Разговор о смерти поэзии, как и о смерти богословия после Аушвица имеет единственный смысл: к поэзии и богословию предъявляются новые требования, а именно: требование выдержать взгляд смерти, ответить на тот ужас, который царит в мире. Это, как в книге Иова, где Бог отворачивается от богословов и говорит Сам со страданием без посредников.
Настоящая поэзия, может быть, имеет дело только с «предельными вещами», то есть с сутью жизни, а не с суетой. Известны хлесткие слова, которые сказал Блок Ахматовой: «Вы пишете так, как будто на вас смотрит мужчина, а нужно писать так, как будто на вас смотрит Бог» (передаю по памяти, но смысл точен).
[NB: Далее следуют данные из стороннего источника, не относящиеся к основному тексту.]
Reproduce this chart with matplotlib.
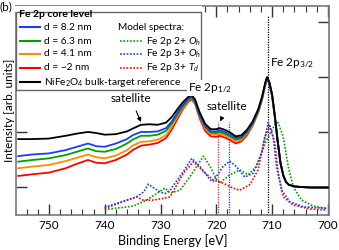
import matplotlib
matplotlib.use("Agg")
import matplotlib.pyplot as plt
from matplotlib.lines import Line2D
from matplotlib.patches import Rectangle
from matplotlib.ticker import MultipleLocator, FixedLocator

plt.rcParams['font.family'] = ['Lato', 'DejaVu Sans']
plt.rcParams['mathtext.fontset'] = 'custom'
plt.rcParams['mathtext.rm'] = 'Lato'
plt.rcParams['mathtext.it'] = 'Lato:italic'

# ---------------- data ----------------
E_exp = [755.5, 753, 750, 747, 745, 743, 741.5, 740, 738, 736, 735, 733.5, 732,
         730.5, 729, 728, 727, 726, 725, 724.4, 723.8, 723, 722, 721, 720, 719.4,
         718.5, 717.5, 716.5, 715.5, 714.5, 713.5, 712.5, 711.8, 711.2, 710.9,
         710.5, 710, 709.5, 709, 708.5, 708, 707.5, 707, 706, 705, 703, 701, 700]

I_ref = [1.38, 1.38, 1.39, 1.44, 1.48, 1.51, 1.49, 1.46, 1.47, 1.52, 1.57, 1.64, 1.65,
         1.64, 1.68, 1.78, 1.92, 2.05, 2.15, 2.18, 2.10, 1.87, 1.66, 1.56, 1.56, 1.58,
         1.55, 1.50, 1.43, 1.45, 1.55, 1.70, 1.92, 2.15, 2.42, 2.51,
         2.42, 2.20, 1.80, 1.35, 0.95, 0.72, 0.60, 0.55, 0.52, 0.51, 0.50, 0.50, 0.50]
I_82 = [1.07, 1.10, 1.12, 1.18, 1.24, 1.30, 1.25, 1.24, 1.30, 1.38, 1.45, 1.51, 1.51,
        1.52, 1.58, 1.70, 1.86, 2.00, 2.12, 2.15, 2.07, 1.83, 1.62, 1.52, 1.52, 1.54,
        1.51, 1.46, 1.40, 1.42, 1.52, 1.67, 1.90, 2.13, 2.40, 2.50,
        2.41, 2.18, 1.79, 1.34, 0.95, 0.72, 0.60, 0.55, 0.52, 0.51, 0.50, 0.50, 0.50]
I_63 = [0.97, 1.00, 1.03, 1.09, 1.15, 1.21, 1.16, 1.15, 1.20, 1.30, 1.37, 1.44, 1.44,
        1.46, 1.53, 1.66, 1.82, 1.97, 2.10, 2.13, 2.05, 1.81, 1.60, 1.50, 1.49, 1.51,
        1.48, 1.43, 1.37, 1.40, 1.50, 1.65, 1.88, 2.12, 2.39, 2.49,
        2.40, 2.17, 1.78, 1.34, 0.95, 0.72, 0.60, 0.55, 0.52, 0.51, 0.50, 0.50, 0.50]
I_41 = [0.85, 0.88, 0.91, 0.98, 1.04, 1.10, 1.05, 1.03, 1.08, 1.18, 1.26, 1.33, 1.34,
        1.37, 1.45, 1.60, 1.78, 1.94, 2.08, 2.12, 2.04, 1.79, 1.57, 1.47, 1.46, 1.48,
        1.45, 1.40, 1.34, 1.37, 1.48, 1.63, 1.87, 2.11, 2.38, 2.49,
        2.40, 2.17, 1.78, 1.33, 0.94, 0.72, 0.60, 0.55, 0.52, 0.51, 0.50, 0.50, 0.50]
I_2 = [0.71, 0.74, 0.77, 0.85, 0.93, 1.00, 0.95, 0.94, 1.00, 1.10, 1.18, 1.26, 1.28,
       1.31, 1.40, 1.55, 1.74, 1.92, 2.06, 2.10, 2.02, 1.76, 1.53, 1.43, 1.42, 1.44,
       1.41, 1.36, 1.30, 1.34, 1.45, 1.62, 1.86, 2.10, 2.37, 2.48,
       2.39, 2.16, 1.77, 1.33, 0.94, 0.72, 0.60, 0.55, 0.52, 0.51, 0.50, 0.50, 0.50]

# model spectra
E_m2oh = [740.0, 734.9, 732.5, 730.7, 729.2, 728.3, 726.5, 724.7, 722.3, 721.1, 719.9,
          719.4, 717.6, 715.8, 714.3, 712.8, 711.0, 709.5, 708.9, 708.0, 707.1, 706.2,
          704.7, 702.6, 700.2]
I_m2oh = [0.10, 0.16, 0.27, 0.39, 0.49, 0.40, 0.45, 0.70, 1.07, 0.88, 0.64,
          0.58, 0.73, 0.82, 0.73, 0.88, 1.36, 1.64, 1.68, 1.42, 0.88, 0.51,
          0.27, 0.16, 0.12]
E_m3oh = [740.0, 734.3, 733.0, 732.2, 730.1, 729.2, 728.3, 725.9, 724.4, 722.9, 721.1,
          720.6, 718.8, 717.6, 716.4, 714.9, 713.4, 711.9, 710.7, 709.8, 709.2, 708.3,
          706.8, 704.4, 700.2]
I_m3oh = [0.14, 0.33, 0.42, 0.56, 0.42, 0.39, 0.45, 0.79, 1.03, 0.88, 0.64,
          0.61, 0.88, 0.98, 0.88, 0.69, 0.76, 1.12, 1.68, 1.42, 0.88, 0.45,
          0.24, 0.15, 0.12]
E_m3td = [740.0, 734.3, 733.1, 731.4, 729.6, 728.3, 725.9, 724.1, 722.3, 720.6, 718.8,
          717.0, 715.8, 714.0, 712.5, 711.3, 710.4, 709.5, 708.9, 708.0, 706.2, 703.2,
          700.2]
I_m3td = [0.12, 0.33, 0.27, 0.27, 0.30, 0.33, 0.76, 0.97, 0.79, 0.64, 0.58,
          0.49, 0.45, 0.55, 0.82, 1.42, 1.62, 1.30, 0.76, 0.33, 0.18, 0.11,
          0.09]

ref_E = [710.8, 719.7, 717.7]
ref_top = [3.64, 1.70, 1.70]
ref_col = ['black', '#ff2020', '#2040ff']

exp_labels = ['d = 8.2 nm', 'd = 6.3 nm', 'd = 4.1 nm', 'd = ~2 nm',
              'NiFe$_2$O$_4$ bulk-target reference']
model_labels = ['Fe 2p 2+ $\\mathit{O_h}$', 'Fe 2p 3+ $\\mathit{O_h}$', 'Fe 2p 3+ $\\mathit{T_d}$']

c_blue, c_green, c_orange, c_red, c_black = '#1a3cff', '#00a000', '#ff8c00', '#ff0000', '#000000'

W, H = 339, 250
fig = plt.figure(figsize=(W / 100, H / 100), dpi=100)

def P(px, py):
    return (px / W, 1 - py / H)

ax = fig.add_axes([16 / W, 1 - 215 / H, (329 - 16) / W, (215 - 6) / H])
ax.set_xlim(755.9, 699.8)
ax.set_ylim(0, 3.8)

lw = 1.3
for I, c in [(I_2, c_red), (I_41, c_orange), (I_63, c_green), (I_82, c_blue), (I_ref, c_black)]:
    ax.plot(E_exp, I, color=c, lw=lw, zorder=3)

dot = (0, (1, 1))
ax.plot(E_m2oh, I_m2oh, color=c_green, lw=1.2, ls=dot, zorder=2)
ax.plot(E_m3td, I_m3td, color=c_red, lw=1.2, ls=dot, zorder=2)
ax.plot(E_m3oh, I_m3oh, color=c_blue, lw=1.2, ls=dot, zorder=2)

for e, t, c in zip(ref_E, ref_top, ref_col):
    ax.vlines(e, 0, t, colors=c, lw=0.9, linestyles=dot, zorder=1)

# ticks
ax.xaxis.set_major_locator(MultipleLocator(10))
ax.xaxis.set_minor_locator(MultipleLocator(2))
ax.yaxis.set_major_locator(FixedLocator([0.51, 1.51, 2.51, 3.51]))
ax.tick_params(which='both', direction='in', top=True, right=True, colors='#333333',
               labelsize=8.5, labelcolor='black')
ax.tick_params(which='major', length=8, width=1)
ax.tick_params(which='minor', length=4, width=0.8)
ax.tick_params(axis='y', labelleft=False)
for s in ax.spines.values():
    s.set_color('#777777')
    s.set_linewidth(1.2)

ax.set_xlabel('Binding Energy [eV]', fontsize=9, labelpad=2)
ax.set_ylabel('Intensity [arb. units]', fontsize=8.5, labelpad=1)

# annotations
ax.text(710.4, 2.76, 'Fe 2p$_{3/2}$', fontsize=8.5, ha='left', va='center', zorder=6)
ax.annotate('satellite', xy=(733.5, 1.69), xytext=(735.3, 2.11), fontsize=8.5,
            ha='center', va='center',
            arrowprops=dict(arrowstyle='-|>', color='black', lw=0.8, mutation_scale=6,
                            shrinkA=3, shrinkB=0), zorder=6)
ax.annotate('satellite', xy=(719.3, 1.70), xytext=(718.1, 1.97), fontsize=8.5,
            ha='center', va='center',
            arrowprops=dict(arrowstyle='-|>', color='black', lw=0.8, mutation_scale=6,
                            shrinkA=3, shrinkB=0), zorder=6)

# legend box (covers top spine on the left)
fig.add_artist(Rectangle(P(15, 11.5), 187 / W, 5.5 / H, transform=fig.transFigure,
                         facecolor='white', edgecolor='none', zorder=5))
fig.add_artist(Rectangle(P(16, 90), (201 - 16) / W, (90 - 12) / H,
                         transform=fig.transFigure, facecolor='white',
                         edgecolor='#666666', lw=1.0, zorder=5))
fig.text(*P(19, 14.5), 'Fe 2p core level', fontsize=7.5, fontweight='bold',
         ha='left', va='center', zorder=6)
ys = [27, 41, 54, 68, 82]
fs = 7.3
for y, lab, c in zip(ys, exp_labels, [c_blue, c_green, c_orange, c_red, c_black]):
    fig.add_artist(Line2D([20 / W, 40 / W], [1 - y / H] * 2, color=c, lw=1.5,
                          transform=fig.transFigure, zorder=6))
    fig.text(*P(44, y), lab, fontsize=fs, ha='left', va='center', zorder=6)
fig.text(*P(118, 27), 'Model spectra:', fontsize=fs, ha='left', va='center', zorder=6)
for y, lab, c in zip(ys[1:4], model_labels, [c_green, c_blue, c_red]):
    fig.add_artist(Line2D([120 / W, 143 / W], [1 - y / H] * 2, color=c, lw=1.2, ls=dot,
                          transform=fig.transFigure, zorder=6))
    fig.text(*P(146, y), lab, fontsize=fs, ha='left', va='center', zorder=6)

fig.text(*P(188, 88), 'Fe 2p$_{1/2}$', fontsize=8.5, ha='left', va='center', zorder=7,
         bbox=dict(facecolor='white', edgecolor='none', pad=0.5))
fig.text(*P(0, 7), '(b)', fontsize=8.5, ha='left', va='center', zorder=7)

fig.savefig('out.png', dpi=100)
Отвлекаясь от того, насколько эти слова были справедливы или несправедливы по отношению к Ахматовой, я подчеркиваю только одно: нужно писать так, как будто на вас смотрит Бог
.Необходимо предстояние перед Богом, перед Сущим – сутью и смыслом жизни. Если в мире возможен Аушвиц, если мир занят суетой и не замечает предельных вещей, то поэзия должна ответить за это и на это. Вот в чем, по-моему, смысл разговоров о смерти поэзии. И такая постановка вопроса правильна и плодотворна.
Когда-то я считала, что в стихотворении Блока «Художник» – очень точное описание творческого процесса. Теперь для меня самое точное и глубокое описание творчества заключено в маленьком стихотворении в прозе Рабиндраната Тагора:
«Я погрузил сосуд своего сердца в молчание этого часа, и он наполнился песнями».
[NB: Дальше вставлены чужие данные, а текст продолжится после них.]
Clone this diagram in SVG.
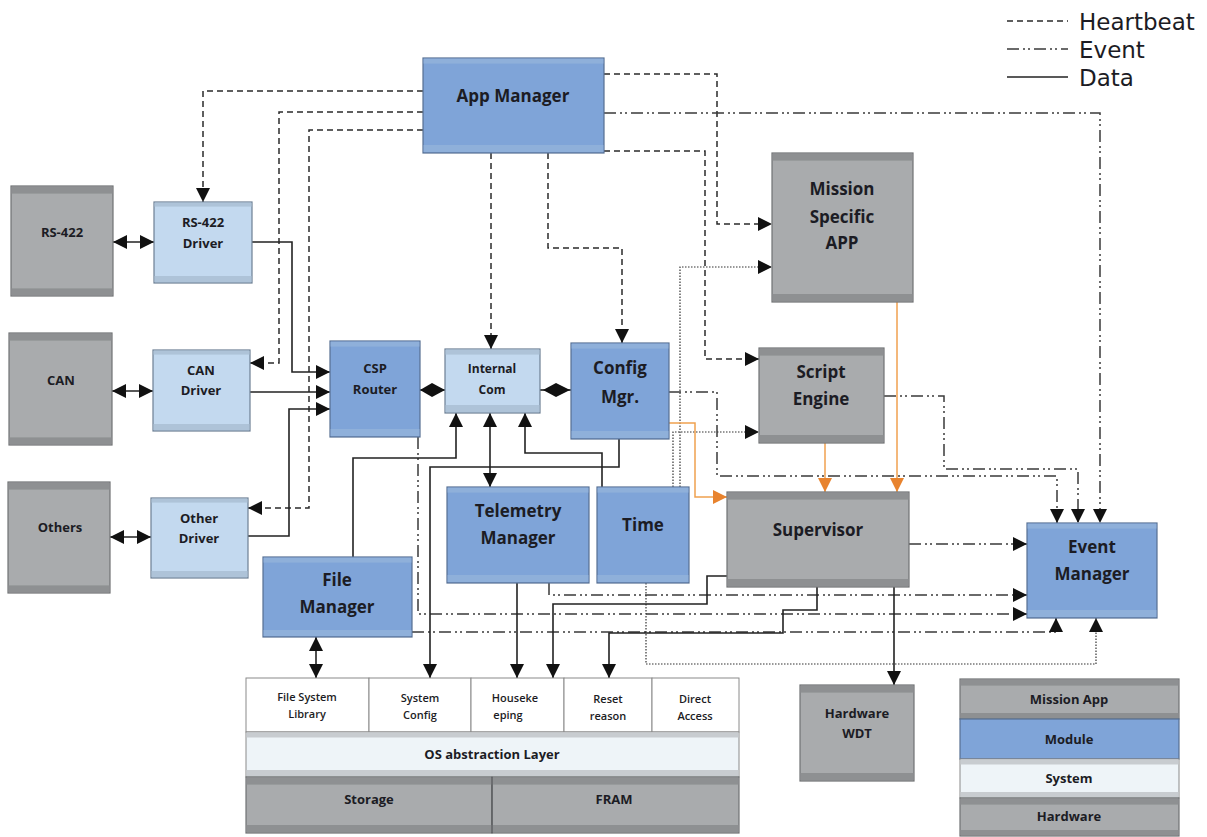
<svg xmlns="http://www.w3.org/2000/svg" width="1207" height="837" viewBox="0 0 1207 837">
<defs>
<style>
text{font-family:"Open Sans","Liberation Sans",sans-serif;fill:#1c1c24;text-anchor:middle}
.b{font-weight:700}
.lg{font-family:"DejaVu Sans","Liberation Sans",sans-serif;font-size:23px;text-anchor:start}
.gray{fill:#a9abad;stroke:#707274;stroke-width:1.2}
.gband{fill:#8e9092}
.blue{fill:#7fa4d8;stroke:#566f92;stroke-width:1.2}
.bband{fill:#8fb0da}
.lb{fill:#c3d9ef;stroke:#6d7f93;stroke-width:1.2}
.lband{fill:#aec3d8}
.white{fill:#ffffff;stroke:#8a8a8a;stroke-width:1}
.sys{fill:#eef4f8;stroke:#8a8a8a;stroke-width:1}
.hb{fill:none;stroke:#2a2a2a;stroke-width:1.5;stroke-dasharray:6 4}
.ev{fill:none;stroke:#3a3a3a;stroke-width:1.5;stroke-dasharray:12 4 2 3 2 4}
.dt{fill:none;stroke:#222;stroke-width:1.6}
.dot{fill:none;stroke:#333;stroke-width:1.2;stroke-dasharray:1.5 1.5}
.or{fill:none;stroke:#f0a14f;stroke-width:1.5}
</style>
<marker id="ar" viewBox="0 0 10 10" refX="10" refY="5" markerWidth="14" markerHeight="14" markerUnits="userSpaceOnUse" orient="auto-start-reverse"><path d="M0,0 L10,5 L0,10 z" fill="#111"/></marker>
<marker id="aro" viewBox="0 0 10 10" refX="10" refY="5" markerWidth="14" markerHeight="14" markerUnits="userSpaceOnUse" orient="auto"><path d="M0,0 L10,5 L0,10 z" fill="#e8832e"/></marker>
</defs>
<rect width="1207" height="837" fill="#fff"/>

<!-- legend -->
<g id="legend">
<line x1="1007" y1="21" x2="1068" y2="21" class="hb"/>
<line x1="1007" y1="49" x2="1068" y2="49" class="ev"/>
<line x1="1007" y1="77" x2="1068" y2="77" class="dt"/>
<text class="lg" x="1079" y="30">Heartbeat</text>
<text class="lg" x="1079" y="58">Event</text>
<text class="lg" x="1079" y="86">Data</text>
</g>

<!-- connectors -->
<g id="connectors">
<!-- heartbeat -->
<path class="hb" d="M423,91 H203 V202" marker-end="url(#ar)"/>
<path class="hb" d="M423,112 H279 V363 H250" marker-end="url(#ar)"/>
<path class="hb" d="M423,130 H309 V508 H248" marker-end="url(#ar)"/>
<path class="hb" d="M491,153 V349" marker-end="url(#ar)"/>
<path class="hb" d="M548,153 V248 H622 V343" marker-end="url(#ar)"/>
<path class="hb" d="M604,74 H717 V224 H772" marker-end="url(#ar)"/>
<path class="hb" d="M604,151 H705 V359 H759" marker-end="url(#ar)"/>
<!-- event -->
<path class="ev" d="M604,113 H1100 V523" marker-end="url(#ar)"/>
<path class="ev" d="M884,396 H944 V469 H1078 V523" marker-end="url(#ar)"/>
<path class="ev" d="M669,392 H717 V476 H1057 V523" marker-end="url(#ar)"/>
<path class="ev" d="M909,544 H1027" marker-end="url(#ar)"/>
<path class="ev" d="M549,583 V595 H1027" marker-end="url(#ar)"/>
<path class="ev" d="M418,437 V614 H1027" marker-end="url(#ar)"/>
<path class="ev" d="M412,632 H1056 V618" marker-end="url(#ar)"/>
<!-- dotted (time) -->
<path class="dot" d="M680,487 V267 H772" marker-end="url(#ar)"/>
<path class="dot" d="M673,487 V432 H759" marker-end="url(#ar)"/>
<path class="dot" d="M646,583 V664 H1096 V618" marker-end="url(#ar)"/>
<!-- data -->
<path class="dt" d="M252,242 H292 V372 H330" marker-end="url(#ar)"/>
<path class="dt" d="M250,392 H330" marker-end="url(#ar)"/>
<path class="dt" d="M248,536 H289 V409 H330" marker-end="url(#ar)"/>
<path class="dt" d="M353,557 V458 H456 V413" marker-end="url(#ar)"/>
<path class="dt" d="M490,413 V487" marker-start="url(#ar)" marker-end="url(#ar)"/>
<path class="dt" d="M602,487 V453 H525 V413" marker-end="url(#ar)"/>
<path class="dt" d="M619,439 V467 H430 V678" marker-end="url(#ar)"/>
<path class="dt" d="M517,583 V678" marker-end="url(#ar)"/>
<path class="dt" d="M727,576 H707 V604 H553 V678" marker-end="url(#ar)"/>
<path class="dt" d="M817,587 V610 H783 V633 H609 V678" marker-end="url(#ar)"/>
<path class="dt" d="M894,587 V685" marker-end="url(#ar)"/>
<path class="dt" d="M316,637 V678" marker-start="url(#ar)" marker-end="url(#ar)"/>
<path class="dt" d="M113,242 H154" marker-start="url(#ar)" marker-end="url(#ar)"/>
<path class="dt" d="M112,391 H153" marker-start="url(#ar)" marker-end="url(#ar)"/>
<path class="dt" d="M110,537 H151" marker-start="url(#ar)" marker-end="url(#ar)"/>
<line x1="420" y1="390" x2="445" y2="390" stroke="#111" stroke-width="1.5"/>
<polygon points="420,390 432,383 445,390 432,397" fill="#111"/>
<line x1="540" y1="390" x2="571" y2="390" stroke="#111" stroke-width="1.5"/>
<polygon points="543,390 556,383 570,390 556,397" fill="#111"/>
<!-- orange -->
<path class="or" d="M669,423 H695 V497 H727" marker-end="url(#aro)"/>
<path class="or" d="M825,443 V492" marker-end="url(#aro)"/>
<path class="or" d="M897,302 V492" marker-end="url(#aro)"/>
</g>

<!-- hardware (gray) -->
<g id="rs422">
<rect class="gray" x="11" y="186" width="102" height="110"/>
<rect class="gband" x="11.6" y="186.6" width="100.8" height="7"/>
<rect class="gband" x="11.6" y="288.4" width="100.8" height="7"/>
<text class="b" x="62" y="237" font-size="13">RS-422</text>
</g>
<g id="can">
<rect class="gray" x="9" y="333" width="103" height="112"/>
<rect class="gband" x="9.6" y="333.6" width="101.8" height="7"/>
<rect class="gband" x="9.6" y="437.4" width="101.8" height="7"/>
<text class="b" x="61" y="385" font-size="13">CAN</text>
</g>
<g id="others">
<rect class="gray" x="8" y="482" width="102" height="111"/>
<rect class="gband" x="8.6" y="482.6" width="100.8" height="7"/>
<rect class="gband" x="8.6" y="585.4" width="100.8" height="7"/>
<text class="b" x="60" y="532" font-size="13">Others</text>
</g>

<!-- drivers -->
<g id="rs422driver">
<rect class="lb" x="154" y="202" width="98" height="81"/>
<rect class="lband" x="154.6" y="202.6" width="96.8" height="4"/>
<rect class="lband" x="154.6" y="276" width="96.8" height="6"/>
<text class="b" x="203" y="227" font-size="13">RS-422</text>
<text class="b" x="203" y="248" font-size="13">Driver</text>
</g>
<g id="candriver">
<rect class="lb" x="153" y="350" width="97" height="81"/>
<rect class="lband" x="153.6" y="350.6" width="95.8" height="4"/>
<rect class="lband" x="153.6" y="424" width="95.8" height="6"/>
<text class="b" x="201" y="375" font-size="13">CAN</text>
<text class="b" x="201" y="395" font-size="13">Driver</text>
</g>
<g id="otherdriver">
<rect class="lb" x="151" y="498" width="97" height="80"/>
<rect class="lband" x="151.6" y="498.6" width="95.8" height="4"/>
<rect class="lband" x="151.6" y="571" width="95.8" height="6"/>
<text class="b" x="199" y="523" font-size="13">Other</text>
<text class="b" x="199" y="543" font-size="13">Driver</text>
</g>

<!-- modules -->
<g id="appmanager">
<rect class="blue" x="423" y="58" width="181" height="95"/>
<rect class="bband" x="423.6" y="58.6" width="179.8" height="5"/>
<rect class="bband" x="423.6" y="145" width="179.8" height="7"/>
<text class="b" x="513" y="102" font-size="17">App Manager</text>
</g>
<g id="csprouter">
<rect class="blue" x="330" y="341" width="90" height="96"/>
<rect class="bband" x="330.6" y="341.6" width="88.8" height="5"/>
<rect class="bband" x="330.6" y="429" width="88.8" height="7"/>
<text class="b" x="375" y="373" font-size="13">CSP</text>
<text class="b" x="375" y="394" font-size="13">Router</text>
</g>
<g id="internalcom">
<rect class="lb" x="445" y="349" width="95" height="64"/>
<rect class="lband" x="445.6" y="349.6" width="93.8" height="5"/>
<rect class="lband" x="445.6" y="405" width="93.8" height="7"/>
<text class="b" x="492" y="373" font-size="12">Internal</text>
<text class="b" x="492" y="394" font-size="12">Com</text>
</g>
<g id="configmgr">
<rect class="blue" x="571" y="343" width="98" height="96"/>
<rect class="bband" x="571.6" y="343.6" width="96.8" height="5"/>
<rect class="bband" x="571.6" y="431" width="96.8" height="7"/>
<text class="b" x="620" y="374" font-size="17">Config</text>
<text class="b" x="620" y="403" font-size="17">Mgr.</text>
</g>
<g id="telemetry">
<rect class="blue" x="447" y="487" width="142" height="96"/>
<rect class="bband" x="447.6" y="487.6" width="140.8" height="5"/>
<rect class="bband" x="447.6" y="575" width="140.8" height="7"/>
<text class="b" x="518" y="517" font-size="17">Telemetry</text>
<text class="b" x="518" y="544" font-size="17">Manager</text>
</g>
<g id="time">
<rect class="blue" x="597" y="487" width="92" height="96"/>
<rect class="bband" x="597.6" y="487.6" width="90.8" height="5"/>
<rect class="bband" x="597.6" y="575" width="90.8" height="7"/>
<text class="b" x="643" y="531" font-size="17">Time</text>
</g>
<g id="filemanager">
<rect class="blue" x="263" y="557" width="149" height="80"/>
<rect class="bband" x="263.6" y="557.6" width="147.8" height="5"/>
<rect class="bband" x="263.6" y="630" width="147.8" height="6"/>
<text class="b" x="337" y="586" font-size="17">File</text>
<text class="b" x="337" y="613" font-size="17">Manager</text>
</g>
<g id="eventmanager">
<rect class="blue" x="1027" y="523" width="130" height="95"/>
<rect class="bband" x="1027.6" y="523.6" width="128.8" height="5"/>
<rect class="bband" x="1027.6" y="610" width="128.8" height="7"/>
<text class="b" x="1092" y="553" font-size="17">Event</text>
<text class="b" x="1092" y="580" font-size="17">Manager</text>
</g>

<!-- mission apps -->
<g id="missionapp">
<rect class="gray" x="772" y="153" width="141" height="149"/>
<rect class="gband" x="772.6" y="153.6" width="139.8" height="7"/>
<rect class="gband" x="772.6" y="294" width="139.8" height="7"/>
<text class="b" x="842" y="195" font-size="17">Mission</text>
<text class="b" x="842" y="223" font-size="17">Specific</text>
<text class="b" x="842" y="249" font-size="17">APP</text>
</g>
<g id="scriptengine">
<rect class="gray" x="759" y="348" width="125" height="95"/>
<rect class="gband" x="759.6" y="348.6" width="123.8" height="7"/>
<rect class="gband" x="759.6" y="435" width="123.8" height="7"/>
<text class="b" x="821" y="378" font-size="17">Script</text>
<text class="b" x="821" y="405" font-size="17">Engine</text>
</g>
<g id="supervisor">
<rect class="gray" x="727" y="492" width="182" height="95"/>
<rect class="gband" x="727.6" y="492.6" width="180.8" height="7"/>
<rect class="gband" x="727.6" y="579" width="180.8" height="7"/>
<text class="b" x="818" y="536" font-size="17">Supervisor</text>
</g>
<g id="hardwarewdt">
<rect class="gray" x="800" y="685" width="114" height="96"/>
<rect class="gband" x="800.6" y="685.6" width="112.8" height="7"/>
<rect class="gband" x="800.6" y="773" width="112.8" height="7"/>
<text class="b" x="857" y="718" font-size="13">Hardware</text>
<text class="b" x="857" y="738" font-size="13">WDT</text>
</g>

<!-- system stack -->
<g id="systemstack">
<rect class="white" x="246" y="678" width="123" height="54"/>
<rect class="white" x="369" y="678" width="102" height="54"/>
<rect class="white" x="471" y="678" width="93" height="54"/>
<rect class="white" x="564" y="678" width="88" height="54"/>
<rect class="white" x="652" y="678" width="87" height="54"/>
<text class="b" x="307" y="701" font-size="11" style="font-weight:600">File System</text>
<text class="b" x="307" y="718" font-size="11" style="font-weight:600">Library</text>
<text class="b" x="420" y="702" font-size="11" style="font-weight:600">System</text>
<text class="b" x="420" y="719" font-size="11" style="font-weight:600">Config</text>
<text class="b" x="515" y="702" font-size="11" style="font-weight:600">Houseke</text>
<text class="b" x="508" y="719" font-size="11" style="font-weight:600">eping</text>
<text class="b" x="608" y="703" font-size="11" style="font-weight:600">Reset</text>
<text class="b" x="608" y="720" font-size="11" style="font-weight:600">reason</text>
<text class="b" x="695" y="703" font-size="11" style="font-weight:600">Direct</text>
<text class="b" x="695" y="720" font-size="11" style="font-weight:600">Access</text>
<rect class="sys" x="246" y="732" width="493" height="45"/>
<rect x="246.5" y="732.5" width="492" height="5" fill="#c8ccd0"/>
<rect x="246.5" y="770" width="492" height="6" fill="#c8ccd0"/>
<text class="b" x="492" y="759" font-size="13">OS abstraction Layer</text>
<rect class="gray" x="246" y="777" width="246" height="56"/>
<rect class="gray" x="492" y="777" width="247" height="56"/>
<rect class="gband" x="246.6" y="777.6" width="491.8" height="7"/>
<rect class="gband" x="246.6" y="825" width="491.8" height="7"/>
<line x1="492" y1="777" x2="492" y2="833" stroke="#55575a" stroke-width="1.2"/>
<text class="b" x="369" y="804" font-size="13">Storage</text>
<text class="b" x="614" y="804" font-size="13">FRAM</text>
</g>

<!-- layer key -->
<g id="layerkey">
<rect class="gray" x="960" y="679" width="219" height="40"/>
<rect class="gband" x="960.6" y="679.6" width="217.8" height="6"/>
<rect class="gband" x="960.6" y="713" width="217.8" height="5"/>
<text class="b" x="1069" y="704" font-size="13">Mission App</text>
<rect class="blue" x="960" y="719" width="219" height="40"/>
<text class="b" x="1069" y="744" font-size="13">Module</text>
<rect class="sys" x="960" y="759" width="219" height="39"/>
<rect x="960.5" y="759.5" width="218" height="5" fill="#c8ccd0"/>
<rect x="960.5" y="792" width="218" height="5" fill="#c8ccd0"/>
<text class="b" x="1069" y="783" font-size="13">System</text>
<rect class="gray" x="960" y="798" width="219" height="38"/>
<rect class="gband" x="960.6" y="798.6" width="217.8" height="6"/>
<rect class="gband" x="960.6" y="830" width="217.8" height="5"/>
<text class="b" x="1069" y="821" font-size="13">Hardware</text>
</g>
</svg>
Самое главное в поэзии (и во всяком искусстве) не сама поэзия, не само искусство, а что-то большее, чем они. То, что является источником поэзии и источником самой жизни. И состояние, при котором осуществляется контакт с этим источником, то, что творится с душой в это время, куда важнее всего того, что может сотворить сам человек. Тот, кто погружал сосуд своего сердца в молчание этого часа, прежде очистил этот сосуд, ушел с поверхности в глубину. Он очистил свой слух и услышал в молчании что-то бесконечно важное – саму Реальность– то, что ЕСТЬ, в противовес тому, что КАЖЕТСЯ.